# Increasing maximum cadence



## aengbretson (Sep 17, 2009)

I've been interested in getting my maximum cadence to help in sprints. I get pretty choppy over 120 RPM. I'm also working on my ability to "kick" and get a gap (things like 10-15 x max gear efforts from a near standstill to 55-60 km/h, any other suggestions?).

I know this is pretty generic but I'd like to be a little more flexible in my choice of gearing. 

Thanks.


----------



## Local Hero (Jul 8, 2010)

I can't imagine anything making you better than doing it all the time. Why not do more of your riding in a gear that requires a higher cadence?

Another possibility: I got more comfortable after a season of velodrome racing.


----------



## JustTooBig (Aug 11, 2005)

I do what I cal "spin-ups". In a VERY small gear, slowly increase cadence over 30-40 sec so that the last 5 sec or so is at absolute maximum cadence. Don't shift up, it's not about power or speed, just leg speed. As a reference, I usually top out in the 180rpm range. I recover for 3-4 minutes and repeat until I've done 6-8 spin-ups, and do some kind of high-cadence work at least one day/wk.

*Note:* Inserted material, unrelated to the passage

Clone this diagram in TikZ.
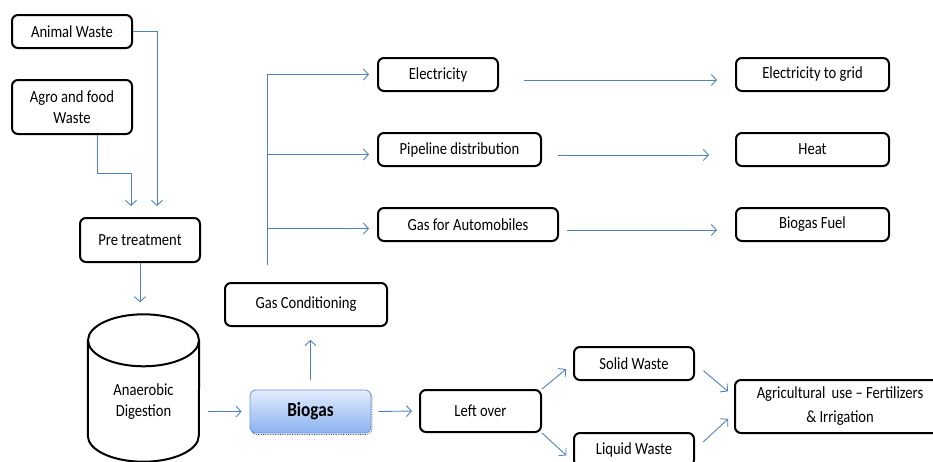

Spinning up to 170+rpm while remaining relaxed and in control (while using relatively low power in a tiny gear) really helped me feel more comfortable while spinning at 125rpm under load.


----------



## Alex_Simmons/RST (Jan 12, 2008)

Downhill sprints (not steep), and sprints in a "half pipe" (start downhill and the hit the bottom of hill at maximum pedal speeds).

Track and fixed gear training.


----------



## twinkles (Apr 23, 2007)

What the above folk said, and if you start bouncing on the saddle, back off a bit, but with time you'll be able to rev it way up without bouncing.


----------



## aengbretson (Sep 17, 2009)

Thanks for the ideas. I wish I lived near a velodrome but the closest one is a 4+ hour drive away (but I may be moving there next fall and I would definitely make use of it). I'll have to settle for riding my rollers this winter, but that should help me be smooth anyway, right?


----------